### OBJECTIVE
Omit the pictures and output exactly the lines from the start of the entries through the line containing "const markerTemps = [98.6, 61.5, 28.9];".

[Source code of charts]
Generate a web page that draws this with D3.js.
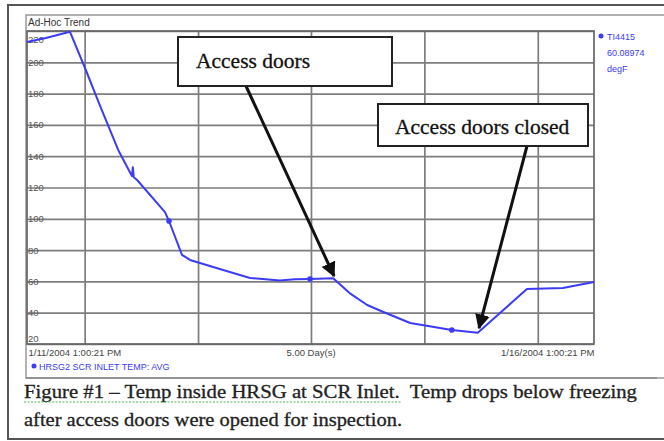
<!doctype html>
<html>
<head>
<meta charset="utf-8">
<script src="https://cdn.jsdelivr.net/npm/d3@7/dist/d3.min.js"></script>
<style>
  body { margin: 0; background: #fff; }
  svg { display: block; }
</style>
</head>
<body>
<svg id="chart" width="664" height="441"></svg>
<script>
// hours since 1/11/2004 1:00:21 PM, temperature degF
const hours = [0, 4, 9.1, 12.3, 15.4, 19.3, 22.2, 22.4, 22.6, 23.3, 29.2, 30.05, 32.8, 34.5, 40.8, 47.2, 53.5, 56.7, 59.9, 64.8, 68.5, 72, 75.3, 81.1, 89.9, 95.4, 105.8, 113.4, 120];
const temps = [213, 215.5, 219.5, 196.2, 172.7, 144, 127.3, 133, 126.5, 124.8, 104.3, 98.6, 76.9, 73.7, 67.9, 62.2, 60.6, 61.3, 61.5, 62, 52, 44.9, 40.6, 33.4, 28.9, 27.2, 55.1, 55.8, 59.6];
const markerHours = [30.05, 59.9, 89.9];
const markerTemps = [98.6, 61.5, 28.9];

const yTicks = [20, 40, 60, 80, 100, 120, 140, 160, 180, 200, 220];
const gridHours = [12.2, 36.2, 60.1, 84.1, 108.1];
const xTickHours = [0, 60, 120];
const xTickLabels = ["1/11/2004 1:00:21 PM", "5.00 Day(s)", "1/16/2004 1:00:21 PM"];

const chartTitle = "Ad-Hoc Trend";
const seriesName = "HRSG2 SCR INLET TEMP: AVG";
const tagLines = ["TI4415", "60.08974", "degF"];
const notes = ["Access doors", "Access doors closed"];
const captionLines = [
  "Figure #1 \u2013 Temp inside HRSG at SCR Inlet.  Temp drops below freezing",
  "after access doors were opened for inspection."
];

const blue = "#3c3cf6";
const svg = d3.select("#chart");

// outer frame and trend panel
svg.append("rect").attr("x", 8).attr("y", 5).attr("width", 660).attr("height", 434)
  .attr("fill", "none").attr("stroke", "#555").attr("stroke-width", 2);
svg.append("rect").attr("x", 26).attr("y", 15).attr("width", 640).attr("height", 363)
  .attr("fill", "none").attr("stroke", "#999").attr("stroke-width", 1.5);

const pLeft = 27, pRight = 594, pTop = 31, pBottom = 344;
const xScale = d3.scaleLinear().domain([0, 120]).range([pLeft, pRight]);
const yScale = d3.scaleLinear().domain([20, 220]).range([pBottom, pTop]);

svg.append("text").attr("x", 28).attr("y", 26)
  .style("font", "10px 'Liberation Sans', Arial, sans-serif").style("fill", "#333")
  .text(chartTitle);

// grid
const yGrid = d3.axisLeft(yScale).tickValues(yTicks).tickSize(-(pRight - pLeft)).tickFormat("");
svg.append("g").attr("transform", `translate(${pLeft},0)`).call(yGrid)
  .call(g => g.select(".domain").remove())
  .selectAll("line").attr("stroke", "#7d7d7d").attr("stroke-width", 1.7);

const xGrid = d3.axisBottom(xScale).tickValues(gridHours).tickSize(-(pBottom - pTop)).tickFormat("");
svg.append("g").attr("transform", `translate(0,${pBottom})`).call(xGrid)
  .call(g => g.select(".domain").remove())
  .selectAll("line").attr("stroke", "#7d7d7d").attr("stroke-width", 1.7);

svg.append("rect").attr("x", pLeft).attr("y", pTop).attr("width", pRight - pLeft).attr("height", pBottom - pTop)
  .attr("fill", "none").attr("stroke", "#666").attr("stroke-width", 1.7);

// y labels drawn over the grid lines
const yLab = d3.axisRight(yScale).tickValues(yTicks).tickSize(0).tickPadding(1);
svg.append("g").attr("transform", `translate(${pLeft},0)`).call(yLab)
  .call(g => g.select(".domain").remove())
  .selectAll("text")
  .style("font", "9.5px 'Liberation Sans', Arial, sans-serif").style("fill", "#555")
  .attr("dy", d => d === 220 ? "1.2em" : d === 20 ? "-0.25em" : "0.32em");

// x labels
const xLab = d3.axisBottom(xScale).tickValues(xTickHours).tickSize(0).tickPadding(5)
  .tickFormat((d, i) => xTickLabels[i]);
svg.append("g").attr("transform", `translate(0,${pBottom})`).call(xLab)
  .call(g => g.select(".domain").remove())
  .selectAll("text")
  .style("font", "9.5px 'Liberation Sans', Arial, sans-serif").style("fill", "#444")
  .attr("text-anchor", (d, i) => i === 0 ? "start" : i === 2 ? "end" : "middle")
  .attr("dx", (d, i) => i === 0 ? 1 : 0);

// trend line
const pts = hours.map((h, i) => [h, temps[i]]);
const line = d3.line().x(d => xScale(d[0])).y(d => yScale(d[1]));
svg.append("path").datum(pts).attr("d", line)
  .attr("fill", "none").attr("stroke", blue).attr("stroke-width", 2).attr("stroke-linejoin", "round");
svg.selectAll("circle.mk").data(markerHours).enter().append("circle")
  .attr("class", "mk").attr("r", 2.8)
  .attr("cx", d => xScale(d)).attr("cy", (d, i) => yScale(markerTemps[i]))
  .attr("fill", blue);

// legends
svg.append("circle").attr("cx", 34).attr("cy", 366).attr("r", 2.5).attr("fill", blue);
svg.append("text").attr("x", 39).attr("y", 369.5)
  .style("font", "9px 'Liberation Sans', Arial, sans-serif").style("fill", blue).text(seriesName);
svg.append("circle").attr("cx", 601).attr("cy", 36).attr("r", 2.5).attr("fill", blue);
svg.selectAll("text.tag").data(tagLines).enter().append("text").attr("class", "tag")
  .attr("x", 607).attr("y", (d, i) => 40 + i * 16)
  .style("font", "9px 'Liberation Sans', Arial, sans-serif").style("fill", blue).text(d => d);

// arrows
svg.append("defs").append("marker").attr("id", "head")
  .attr("viewBox", "0 0 10 10").attr("refX", 9).attr("refY", 5)
  .attr("markerWidth", 5).attr("markerHeight", 5).attr("orient", "auto")
  .append("path").attr("d", "M0,0L10,5L0,10Z").attr("fill", "#111");
svg.append("line").attr("x1", 246).attr("y1", 86).attr("x2", 334).attr("y2", 276)
  .attr("stroke", "#111").attr("stroke-width", 3).attr("marker-end", "url(#head)");
svg.append("line").attr("x1", 527).attr("y1", 146).attr("x2", 479).attr("y2", 328)
  .attr("stroke", "#111").attr("stroke-width", 3).attr("marker-end", "url(#head)");

// note boxes
const boxes = [[178, 37, 214, 49, 196, 68], [378, 104, 210, 42, 395, 134]];
boxes.forEach((b, i) => {
  svg.append("rect").attr("x", b[0]).attr("y", b[1]).attr("width", b[2]).attr("height", b[3])
    .attr("fill", "#fff").attr("stroke", "#222").attr("stroke-width", 2);
  svg.append("text").attr("x", b[4]).attr("y", b[5])
    .style("font", "21.5px 'Liberation Serif', 'Times New Roman', serif").style("fill", "#111")
    .style("stroke", "#111").style("stroke-width", 0.3)
    .text(notes[i]);
});

// caption
svg.append("line").attr("x1", 26).attr("y1", 378).attr("x2", 657).attr("y2", 378)
  .attr("stroke", "#888").attr("stroke-width", 1.5);
const capWidths = [613, 378];
svg.selectAll("text.cap").data(captionLines).enter().append("text").attr("class", "cap")
  .attr("x", 24).attr("y", (d, i) => 398 + i * 28)
  .attr("textLength", (d, i) => capWidths[i]).attr("lengthAdjust", "spacingAndGlyphs")
  .style("white-space", "pre")
  .style("font", "18px 'Liberation Serif', 'Times New Roman', serif").style("fill", "#222")
  .style("stroke", "#222").style("stroke-width", 0.3)
  .text(d => d);
svg.append("line").attr("x1", 24).attr("y1", 402).attr("x2", 402).attr("y2", 402)
  .attr("stroke", "#4caf50").attr("stroke-width", 1.2).attr("stroke-dasharray", "2,1.5");
</script>
</body>
</html>
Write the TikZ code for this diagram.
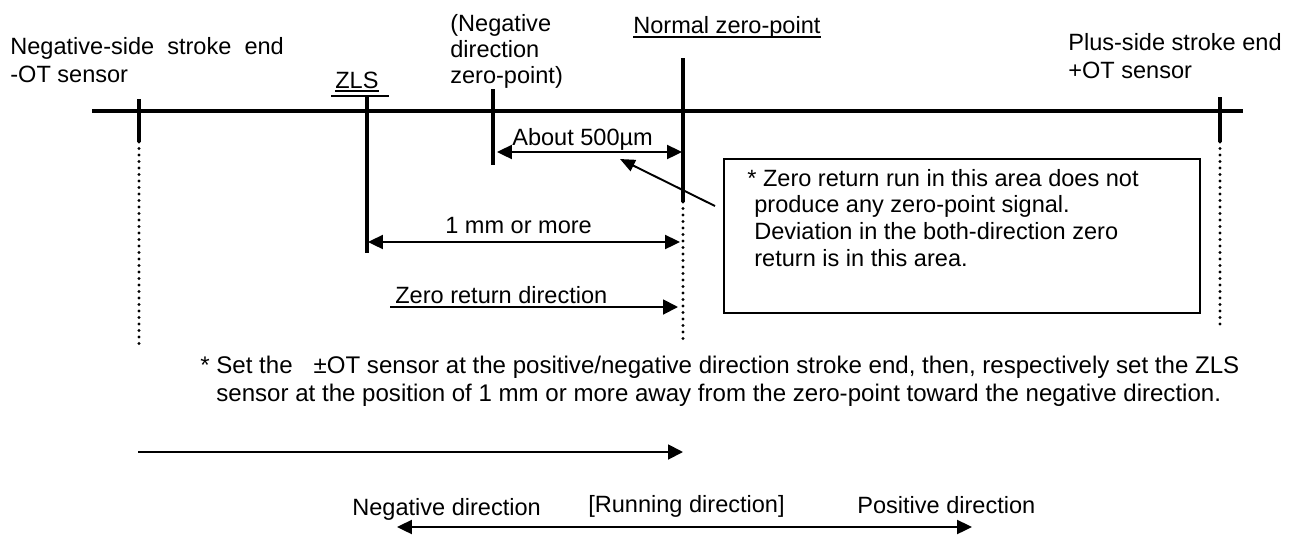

### EXERCISE RESPONSE
Generate a web page that draws this with D3.js.
<!doctype html>
<html>
<head>
<meta charset="utf-8">
<script src="https://cdn.jsdelivr.net/npm/d3@7/dist/d3.min.js"></script>
<style>
  body { margin: 0; background: #fff; }
  svg { display: block; }
</style>
</head>
<body>
<svg id="chart" width="664" height="441"></svg>
<script>
// hours since 1/11/2004 1:00:21 PM, temperature degF
const hours = [0, 4, 9.1, 12.3, 15.4, 19.3, 22.2, 22.4, 22.6, 23.3, 29.2, 30.05, 32.8, 34.5, 40.8, 47.2, 53.5, 56.7, 59.9, 64.8, 68.5, 72, 75.3, 81.1, 89.9, 95.4, 105.8, 113.4, 120];
const temps = [213, 215.5, 219.5, 196.2, 172.7, 144, 127.3, 133, 126.5, 124.8, 104.3, 98.6, 76.9, 73.7, 67.9, 62.2, 60.6, 61.3, 61.5, 62, 52, 44.9, 40.6, 33.4, 28.9, 27.2, 55.1, 55.8, 59.6];
const markerHours = [30.05, 59.9, 89.9];
const markerTemps = [98.6, 61.5, 28.9];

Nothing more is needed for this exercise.